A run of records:

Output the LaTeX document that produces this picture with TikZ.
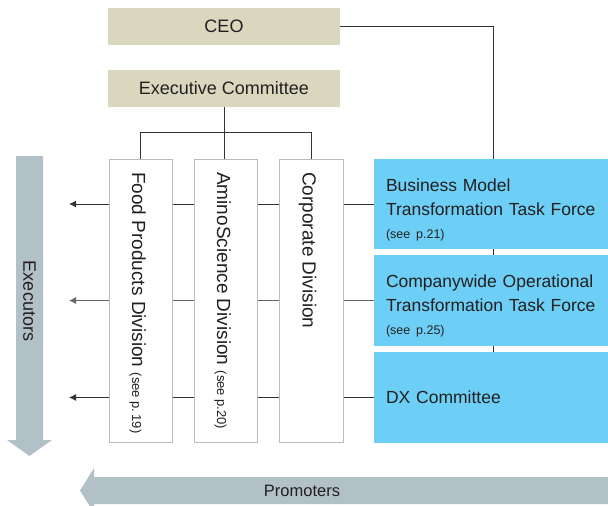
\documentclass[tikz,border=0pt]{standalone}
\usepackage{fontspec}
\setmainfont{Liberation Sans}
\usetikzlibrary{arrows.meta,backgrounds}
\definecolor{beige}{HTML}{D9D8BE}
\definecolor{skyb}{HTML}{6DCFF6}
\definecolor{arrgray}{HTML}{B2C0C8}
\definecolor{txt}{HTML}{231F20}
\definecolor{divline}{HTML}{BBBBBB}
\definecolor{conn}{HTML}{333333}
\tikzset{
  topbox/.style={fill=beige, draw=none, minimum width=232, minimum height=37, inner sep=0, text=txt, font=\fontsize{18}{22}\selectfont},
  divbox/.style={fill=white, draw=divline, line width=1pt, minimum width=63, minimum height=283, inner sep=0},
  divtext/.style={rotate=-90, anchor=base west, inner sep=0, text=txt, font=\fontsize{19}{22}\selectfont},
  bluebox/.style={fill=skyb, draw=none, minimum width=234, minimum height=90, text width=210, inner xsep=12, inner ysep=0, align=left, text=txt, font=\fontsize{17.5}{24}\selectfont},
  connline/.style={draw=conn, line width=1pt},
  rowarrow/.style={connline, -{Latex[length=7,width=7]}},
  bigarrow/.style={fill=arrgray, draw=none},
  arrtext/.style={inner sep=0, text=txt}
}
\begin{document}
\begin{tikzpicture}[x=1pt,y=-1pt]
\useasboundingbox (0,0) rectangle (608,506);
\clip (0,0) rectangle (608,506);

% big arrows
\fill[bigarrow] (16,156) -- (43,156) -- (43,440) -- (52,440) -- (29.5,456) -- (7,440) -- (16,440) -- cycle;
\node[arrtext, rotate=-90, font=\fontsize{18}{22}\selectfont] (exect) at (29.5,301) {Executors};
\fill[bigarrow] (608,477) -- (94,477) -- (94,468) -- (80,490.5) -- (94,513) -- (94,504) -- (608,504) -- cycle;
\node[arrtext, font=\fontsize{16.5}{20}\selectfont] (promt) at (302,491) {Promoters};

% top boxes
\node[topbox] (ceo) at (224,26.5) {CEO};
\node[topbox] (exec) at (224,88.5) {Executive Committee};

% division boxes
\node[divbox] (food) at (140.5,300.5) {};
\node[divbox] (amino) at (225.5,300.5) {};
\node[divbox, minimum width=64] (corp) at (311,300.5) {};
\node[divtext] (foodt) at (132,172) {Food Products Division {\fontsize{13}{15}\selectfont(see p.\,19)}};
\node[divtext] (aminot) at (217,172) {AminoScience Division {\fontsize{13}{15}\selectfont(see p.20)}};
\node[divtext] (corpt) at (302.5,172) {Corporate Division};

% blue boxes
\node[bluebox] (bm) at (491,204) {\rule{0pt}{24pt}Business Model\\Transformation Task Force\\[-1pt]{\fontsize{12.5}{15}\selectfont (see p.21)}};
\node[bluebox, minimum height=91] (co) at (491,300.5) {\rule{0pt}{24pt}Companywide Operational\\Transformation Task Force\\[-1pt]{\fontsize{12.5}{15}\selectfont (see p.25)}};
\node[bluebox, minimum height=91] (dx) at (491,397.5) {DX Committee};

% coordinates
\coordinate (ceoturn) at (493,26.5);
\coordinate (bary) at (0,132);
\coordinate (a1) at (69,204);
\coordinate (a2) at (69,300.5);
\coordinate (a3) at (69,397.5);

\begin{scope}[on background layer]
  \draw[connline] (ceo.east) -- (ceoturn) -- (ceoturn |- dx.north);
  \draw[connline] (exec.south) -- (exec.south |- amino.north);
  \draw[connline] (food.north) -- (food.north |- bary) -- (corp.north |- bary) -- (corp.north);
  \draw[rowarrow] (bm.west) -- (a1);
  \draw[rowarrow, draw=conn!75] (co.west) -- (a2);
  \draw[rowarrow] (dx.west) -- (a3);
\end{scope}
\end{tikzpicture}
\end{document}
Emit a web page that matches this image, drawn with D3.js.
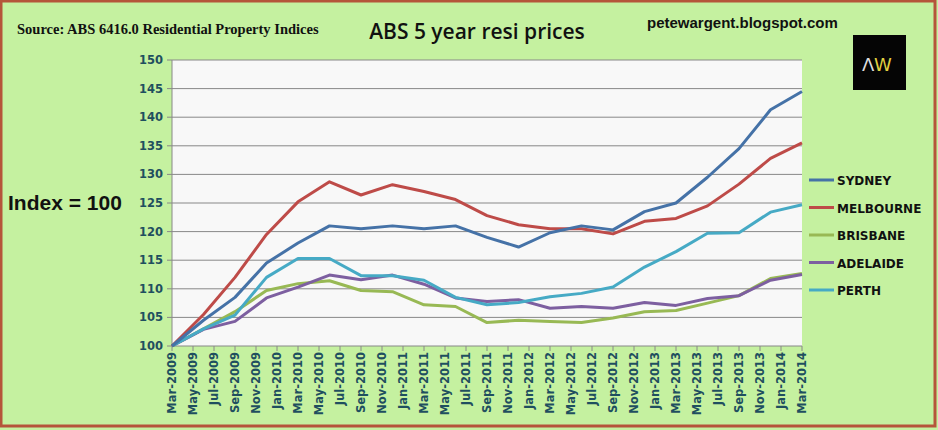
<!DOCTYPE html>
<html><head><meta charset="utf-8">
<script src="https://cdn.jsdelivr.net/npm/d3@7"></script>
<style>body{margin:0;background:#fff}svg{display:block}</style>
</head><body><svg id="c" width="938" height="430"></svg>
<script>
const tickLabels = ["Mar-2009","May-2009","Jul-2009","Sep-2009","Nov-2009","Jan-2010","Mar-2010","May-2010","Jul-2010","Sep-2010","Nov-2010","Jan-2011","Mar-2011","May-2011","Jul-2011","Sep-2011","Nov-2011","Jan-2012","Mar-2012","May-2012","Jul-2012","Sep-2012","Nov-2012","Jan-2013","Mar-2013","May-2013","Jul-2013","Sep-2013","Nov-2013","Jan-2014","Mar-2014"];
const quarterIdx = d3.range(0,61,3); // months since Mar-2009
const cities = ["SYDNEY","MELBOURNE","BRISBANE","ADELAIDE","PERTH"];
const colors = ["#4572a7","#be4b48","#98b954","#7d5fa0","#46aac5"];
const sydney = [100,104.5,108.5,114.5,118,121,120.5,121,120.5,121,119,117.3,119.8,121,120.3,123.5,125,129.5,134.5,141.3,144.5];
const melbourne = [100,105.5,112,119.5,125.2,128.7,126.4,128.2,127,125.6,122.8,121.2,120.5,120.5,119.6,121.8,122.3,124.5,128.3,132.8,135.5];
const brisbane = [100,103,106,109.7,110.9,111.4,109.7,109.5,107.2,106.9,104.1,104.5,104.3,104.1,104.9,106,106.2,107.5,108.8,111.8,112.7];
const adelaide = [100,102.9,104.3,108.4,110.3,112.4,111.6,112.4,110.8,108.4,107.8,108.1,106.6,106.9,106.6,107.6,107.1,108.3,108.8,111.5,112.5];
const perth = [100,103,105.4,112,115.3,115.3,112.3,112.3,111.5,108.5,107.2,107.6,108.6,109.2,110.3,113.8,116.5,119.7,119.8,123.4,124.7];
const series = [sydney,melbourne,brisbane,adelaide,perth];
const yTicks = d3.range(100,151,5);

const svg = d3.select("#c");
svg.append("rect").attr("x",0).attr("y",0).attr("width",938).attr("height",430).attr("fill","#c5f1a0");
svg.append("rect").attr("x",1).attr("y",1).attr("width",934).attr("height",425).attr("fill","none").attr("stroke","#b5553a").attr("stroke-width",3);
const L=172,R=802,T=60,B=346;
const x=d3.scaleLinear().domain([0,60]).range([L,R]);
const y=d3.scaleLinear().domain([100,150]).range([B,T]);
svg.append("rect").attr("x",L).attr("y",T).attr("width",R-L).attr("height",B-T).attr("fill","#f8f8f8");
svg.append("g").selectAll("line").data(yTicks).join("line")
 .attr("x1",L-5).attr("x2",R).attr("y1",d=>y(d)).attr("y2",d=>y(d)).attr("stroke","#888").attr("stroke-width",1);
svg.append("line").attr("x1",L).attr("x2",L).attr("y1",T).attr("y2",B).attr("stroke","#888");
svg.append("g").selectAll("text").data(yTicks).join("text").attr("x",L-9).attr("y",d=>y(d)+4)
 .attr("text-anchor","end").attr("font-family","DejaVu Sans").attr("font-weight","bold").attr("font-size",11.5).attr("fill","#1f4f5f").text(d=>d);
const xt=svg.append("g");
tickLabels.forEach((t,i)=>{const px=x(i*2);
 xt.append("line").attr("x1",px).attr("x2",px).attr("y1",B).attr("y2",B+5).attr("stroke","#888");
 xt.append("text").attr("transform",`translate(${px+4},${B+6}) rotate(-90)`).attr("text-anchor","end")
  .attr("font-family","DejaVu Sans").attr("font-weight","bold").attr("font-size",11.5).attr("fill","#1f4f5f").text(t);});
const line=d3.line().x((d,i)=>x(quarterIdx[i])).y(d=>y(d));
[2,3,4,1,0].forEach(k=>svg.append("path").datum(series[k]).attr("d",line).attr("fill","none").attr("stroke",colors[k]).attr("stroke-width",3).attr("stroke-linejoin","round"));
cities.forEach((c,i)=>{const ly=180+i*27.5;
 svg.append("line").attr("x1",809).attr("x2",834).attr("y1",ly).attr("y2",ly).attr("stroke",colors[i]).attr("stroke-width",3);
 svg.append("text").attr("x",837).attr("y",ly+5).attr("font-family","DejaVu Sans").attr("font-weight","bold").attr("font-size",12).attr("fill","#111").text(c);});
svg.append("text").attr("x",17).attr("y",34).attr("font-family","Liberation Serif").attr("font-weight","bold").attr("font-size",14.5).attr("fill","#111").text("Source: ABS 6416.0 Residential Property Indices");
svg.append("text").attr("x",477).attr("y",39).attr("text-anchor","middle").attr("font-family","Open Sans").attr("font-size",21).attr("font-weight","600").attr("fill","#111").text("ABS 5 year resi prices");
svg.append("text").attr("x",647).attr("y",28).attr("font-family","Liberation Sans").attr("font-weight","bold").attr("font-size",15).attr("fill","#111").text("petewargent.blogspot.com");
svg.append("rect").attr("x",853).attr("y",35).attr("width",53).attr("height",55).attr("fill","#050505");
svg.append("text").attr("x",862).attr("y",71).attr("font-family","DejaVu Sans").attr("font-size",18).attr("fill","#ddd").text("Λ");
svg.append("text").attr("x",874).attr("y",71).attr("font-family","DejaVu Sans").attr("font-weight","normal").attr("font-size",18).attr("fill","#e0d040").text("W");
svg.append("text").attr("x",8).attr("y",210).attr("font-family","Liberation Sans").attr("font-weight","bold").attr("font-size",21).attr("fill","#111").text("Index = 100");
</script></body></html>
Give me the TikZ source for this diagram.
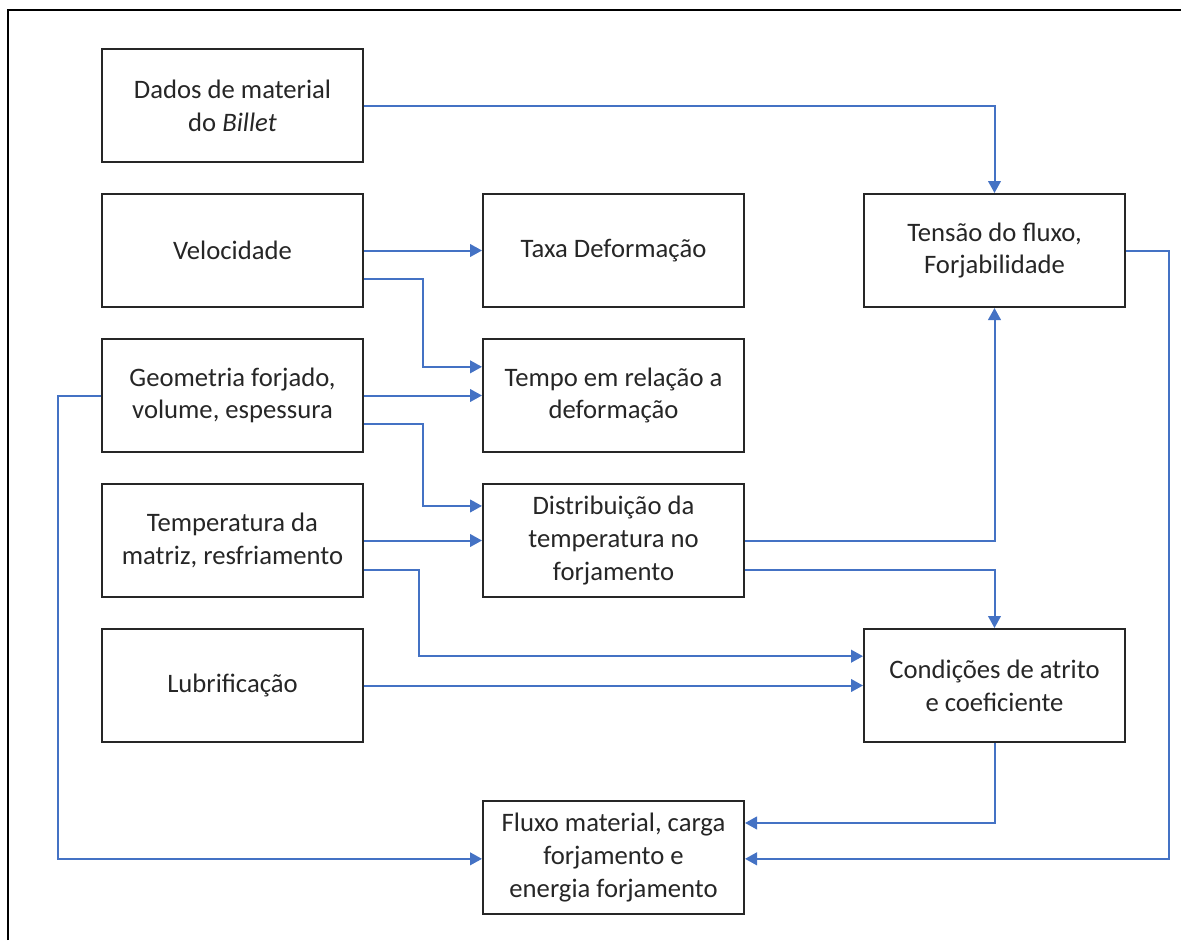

▶ _Written exercise_
Omit the pictures, then repeat exactly each line from the beginning of the listing through the line with "(promt) at (302,491)".

▶ _Solution_
Output the LaTeX document that produces this picture with TikZ.
\documentclass[tikz,border=0pt]{standalone}
\usepackage{fontspec}
\setmainfont{Liberation Sans}
\usetikzlibrary{arrows.meta,backgrounds}
\definecolor{beige}{HTML}{D9D8BE}
\definecolor{skyb}{HTML}{6DCFF6}
\definecolor{arrgray}{HTML}{B2C0C8}
\definecolor{txt}{HTML}{231F20}
\definecolor{divline}{HTML}{BBBBBB}
\definecolor{conn}{HTML}{333333}
\tikzset{
  topbox/.style={fill=beige, draw=none, minimum width=232, minimum height=37, inner sep=0, text=txt, font=\fontsize{18}{22}\selectfont},
  divbox/.style={fill=white, draw=divline, line width=1pt, minimum width=63, minimum height=283, inner sep=0},
  divtext/.style={rotate=-90, anchor=base west, inner sep=0, text=txt, font=\fontsize{19}{22}\selectfont},
  bluebox/.style={fill=skyb, draw=none, minimum width=234, minimum height=90, text width=210, inner xsep=12, inner ysep=0, align=left, text=txt, font=\fontsize{17.5}{24}\selectfont},
  connline/.style={draw=conn, line width=1pt},
  rowarrow/.style={connline, -{Latex[length=7,width=7]}},
  bigarrow/.style={fill=arrgray, draw=none},
  arrtext/.style={inner sep=0, text=txt}
}
\begin{document}
\begin{tikzpicture}[x=1pt,y=-1pt]
\useasboundingbox (0,0) rectangle (608,506);
\clip (0,0) rectangle (608,506);

% big arrows
\fill[bigarrow] (16,156) -- (43,156) -- (43,440) -- (52,440) -- (29.5,456) -- (7,440) -- (16,440) -- cycle;
\node[arrtext, rotate=-90, font=\fontsize{18}{22}\selectfont] (exect) at (29.5,301) {Executors};
\fill[bigarrow] (608,477) -- (94,477) -- (94,468) -- (80,490.5) -- (94,513) -- (94,504) -- (608,504) -- cycle;
\node[arrtext, font=\fontsize{16.5}{20}\selectfont] (promt) at (302,491) {Promoters};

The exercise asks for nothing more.